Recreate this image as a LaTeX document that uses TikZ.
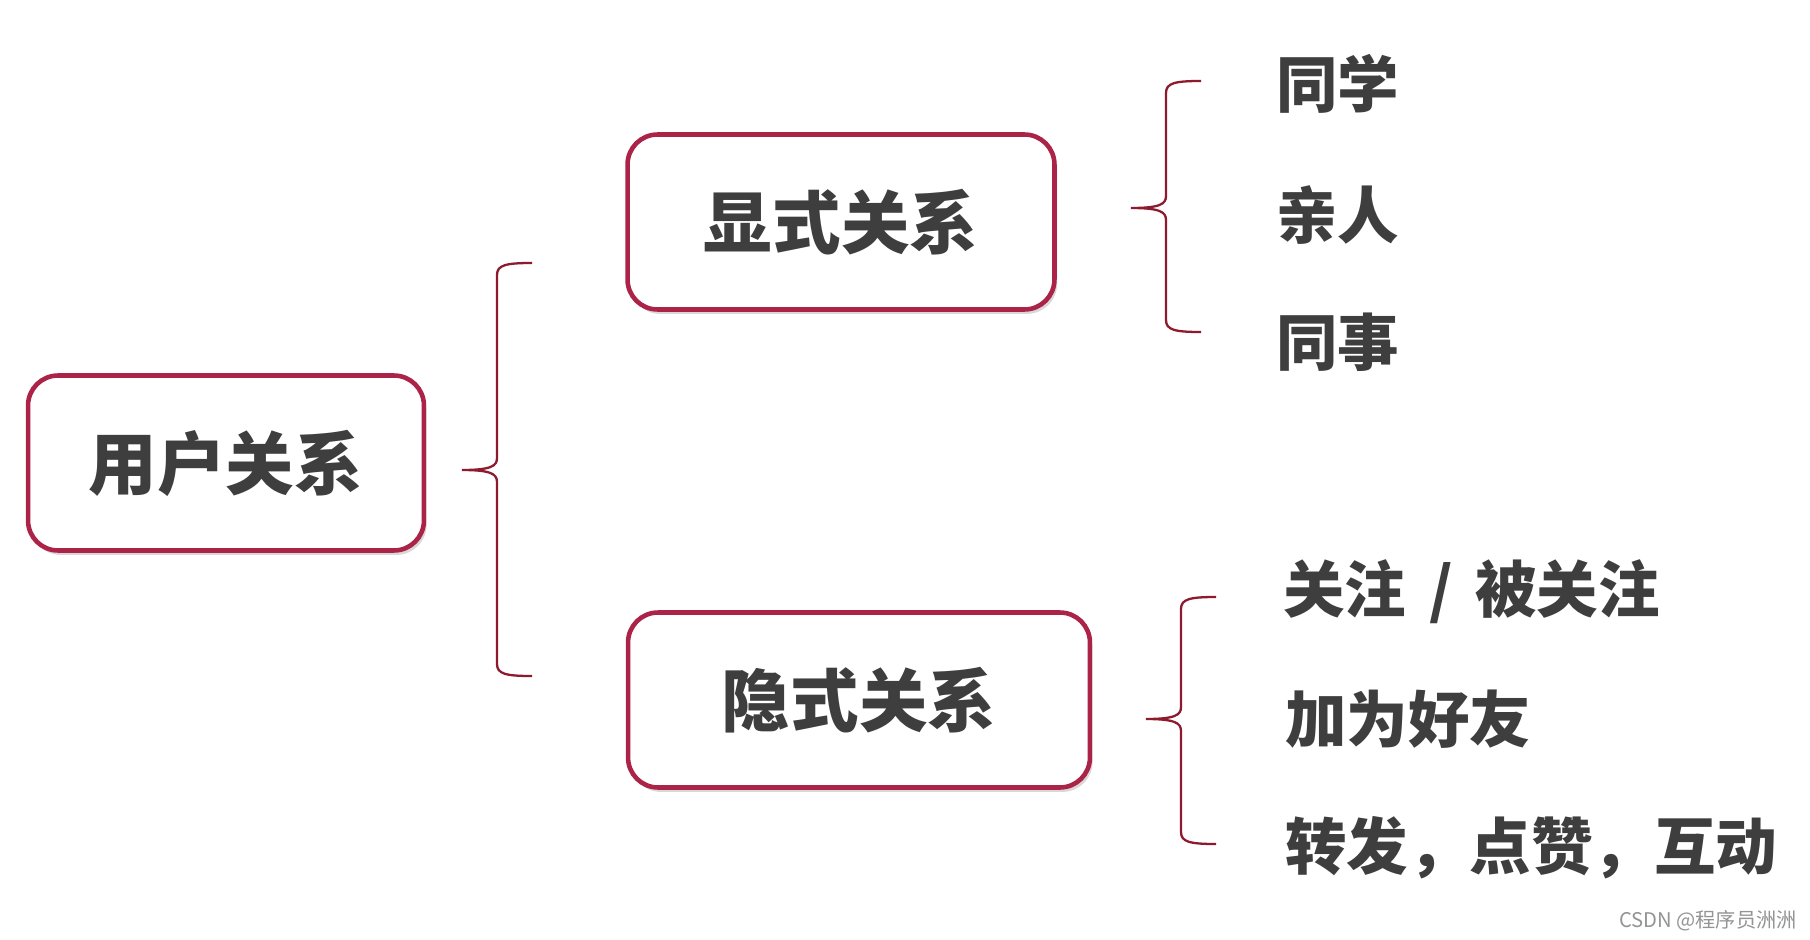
\documentclass[tikz,border=0pt]{standalone}
\usepackage{fontspec}
\usepackage{xcolor}
\usepackage{tikz}
\usetikzlibrary{positioning,shadows}
\newfontfamily\cjk{Noto Sans CJK SC}
\definecolor{rim}{HTML}{AC2348}
\definecolor{bk}{HTML}{8E1A2E}
\definecolor{ink}{HTML}{3E3E3E}

\tikzset{
  relbox/.style={draw=rim, line width=2.6pt, rounded corners=0.6cm, fill=white,
    drop shadow={opacity=0.3, shadow xshift=1.5pt, shadow yshift=-2.5pt},
    font=\cjk\bfseries\fontsize{39}{44}\selectfont, text=ink},
  item/.style={anchor=west, inner sep=0pt, font=\cjk\bfseries\fontsize{35}{40}\selectfont, text=ink},
  bkline/.style={draw=bk, line width=1.3pt},
  pics/bkt/.style 2 args={code={
    \draw[bkline] (70,-#1) .. controls (44,-#1) and (35,-#1+2) .. (35,-#1+12)
      -- (35,-12) .. controls (35,-4) and (29,0) .. (0,0)
      .. controls (29,0) and (35,4) .. (35,12)
      -- (35,#2-12) .. controls (35,#2-2) and (44,#2) .. (70,#2);
  }}
}

\begin{document}
\begin{tikzpicture}[x=0.02cm, y=-0.02cm]
  \fill[white] (0,0) rectangle (1810,940);
  \useasboundingbox (0,0) rectangle (1810,940);

  % boxes
  \node[relbox, minimum width=7.92cm, minimum height=3.5cm] (usr) at (226,463) {用户关系};
  \node[relbox, minimum width=8.54cm, minimum height=3.5cm] (xian) at (841,222) {显式关系};
  \node[relbox, minimum width=9.24cm, minimum height=3.5cm] (yin) at (859,700) {隐式关系};

  % braces
  \coordinate (b0) at (462,470);
  \coordinate (b1) at (1131,208);
  \coordinate (b2) at (1146,719);
  \pic at (b0) {bkt={207}{206}};
  \pic at (b1) {bkt={127}{124}};
  \pic at (b2) {bkt={122}{125}};

  % explicit
  \node[item] (tx) at (1276,84) {同学};
  \node[item] (qr) at (1276,215) {亲人};
  \node[item] (ts) at (1276,342) {同事};

  % implicit
  \node[item] (gz) at (1283,592) {关注\hspace{0.37em}/\hspace{0.37em}被关注};
  \node[item] (hy) at (1285,719) {加为好友};
  \node[item] (hd) at (1285,848) {转发，点赞，互动};

  \node[anchor=east, inner sep=0pt, font=\cjk\fontsize{11.5}{13}\selectfont, text=black!42] (wm) at (1797,921) {CSDN @程序员洲洲};
\end{tikzpicture}
\end{document}
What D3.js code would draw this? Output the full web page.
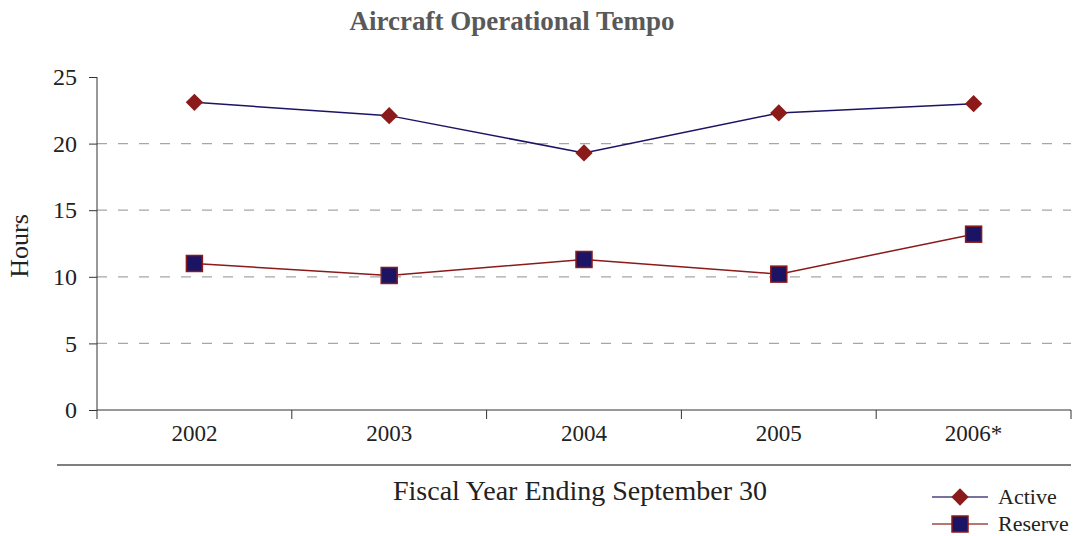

++++

**REQUIREMENT:** Could the lines from the top of the material through the line with "(hd) at (1285,848)" be repeated exactly, pictures left out?

**REPLY TO THE TASK:**
Recreate this image as a LaTeX document that uses TikZ.
\documentclass[tikz,border=0pt]{standalone}
\usepackage{fontspec}
\usepackage{xcolor}
\usepackage{tikz}
\usetikzlibrary{positioning,shadows}
\newfontfamily\cjk{Noto Sans CJK SC}
\definecolor{rim}{HTML}{AC2348}
\definecolor{bk}{HTML}{8E1A2E}
\definecolor{ink}{HTML}{3E3E3E}

\tikzset{
  relbox/.style={draw=rim, line width=2.6pt, rounded corners=0.6cm, fill=white,
    drop shadow={opacity=0.3, shadow xshift=1.5pt, shadow yshift=-2.5pt},
    font=\cjk\bfseries\fontsize{39}{44}\selectfont, text=ink},
  item/.style={anchor=west, inner sep=0pt, font=\cjk\bfseries\fontsize{35}{40}\selectfont, text=ink},
  bkline/.style={draw=bk, line width=1.3pt},
  pics/bkt/.style 2 args={code={
    \draw[bkline] (70,-#1) .. controls (44,-#1) and (35,-#1+2) .. (35,-#1+12)
      -- (35,-12) .. controls (35,-4) and (29,0) .. (0,0)
      .. controls (29,0) and (35,4) .. (35,12)
      -- (35,#2-12) .. controls (35,#2-2) and (44,#2) .. (70,#2);
  }}
}

\begin{document}
\begin{tikzpicture}[x=0.02cm, y=-0.02cm]
  \fill[white] (0,0) rectangle (1810,940);
  \useasboundingbox (0,0) rectangle (1810,940);

  % boxes
  \node[relbox, minimum width=7.92cm, minimum height=3.5cm] (usr) at (226,463) {用户关系};
  \node[relbox, minimum width=8.54cm, minimum height=3.5cm] (xian) at (841,222) {显式关系};
  \node[relbox, minimum width=9.24cm, minimum height=3.5cm] (yin) at (859,700) {隐式关系};

  % braces
  \coordinate (b0) at (462,470);
  \coordinate (b1) at (1131,208);
  \coordinate (b2) at (1146,719);
  \pic at (b0) {bkt={207}{206}};
  \pic at (b1) {bkt={127}{124}};
  \pic at (b2) {bkt={122}{125}};

  % explicit
  \node[item] (tx) at (1276,84) {同学};
  \node[item] (qr) at (1276,215) {亲人};
  \node[item] (ts) at (1276,342) {同事};

  % implicit
  \node[item] (gz) at (1283,592) {关注\hspace{0.37em}/\hspace{0.37em}被关注};
  \node[item] (hy) at (1285,719) {加为好友};
  \node[item] (hd) at (1285,848) {转发，点赞，互动};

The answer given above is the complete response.